La scena quinta del secondo atto è la più toccante: il vecchio re Saul nel dormiveglia e in preda a visioni è osservato con tenerezza dal figlio Gionata, che non riesce a cancellare l’amore per il padre nonostante che egli voglia ostacolare il suo per Davide. E qui ascoltiamo il controtenore Angelo Galeano, già ammirato nella Mirra, intonare con grande sensibilità, ottimo fraseggio e varietà di colori l’aria “del sonno” «Mentre dormi, Amor fomenti | il piacer de’ sonni tuoi» su versi del Metastasio e già intonata da Licida nell’Olimpiade di Vivaldi e poi di Pergolesi. Affidati a Saul sono i due ultimi numeri di Davide e Gionata: l’aria “di follia” «Ah! L’aria d’intorno | lampeggia, sfavilla: | ondeggia, vacilla | l’infido terren» che echeggia gli esametri dell’analoga aria del Saul di Felice Romani («Il fato è compiuto… | ho tutto perduto… | squallor mi circonda | spavento, terror») e il lamento finale «Ah che nel dirti addio | mi sento il cor dividere, | parte del sangue mio, | viscere del mio sen», quando Saul riconosce nel cadavere il figlio ucciso nella convinzione si trattasse di Davide.

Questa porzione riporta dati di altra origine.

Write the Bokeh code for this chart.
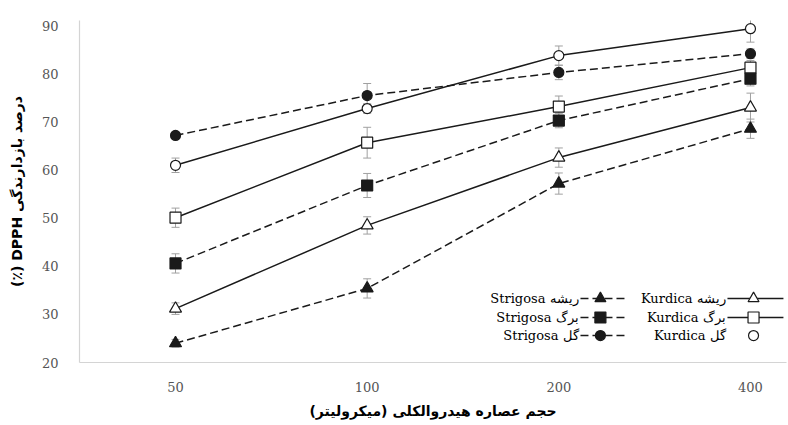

Così si conclude l’opera di Marco Emanuele che auspico possa trovare prima o poi una realizzazione scenica dopo quest’esecuzione in forma di concerto. La cura e la passione messe in questa partitura, l’attenta strumentazione, il gusto del pastiche e il piacere all’ascolto che ne deriva lo meriterebbero. E così credo l’abbia pensato anche il folto pubblico che ha applaudito con molto calore gli artefici dell’esecuzione e l’autore.

(1) Metastasio (vari libretti); Felice Romani (Saul); Stefano Landi (La morte di Orfeo) per l’aria di Davide (I, 5); Carlo Goldoni (Il quartiere fortunato, che Marco Emanuele ha messo in musica come opera da camera in un atto) per l’aria di Abner (II, 1); Luis Cernuda (Placeres Prohibidos) per l’aria di Gionata (II, 8); Giovanni Testori (Quanto è giusta la morte) per la scena finale.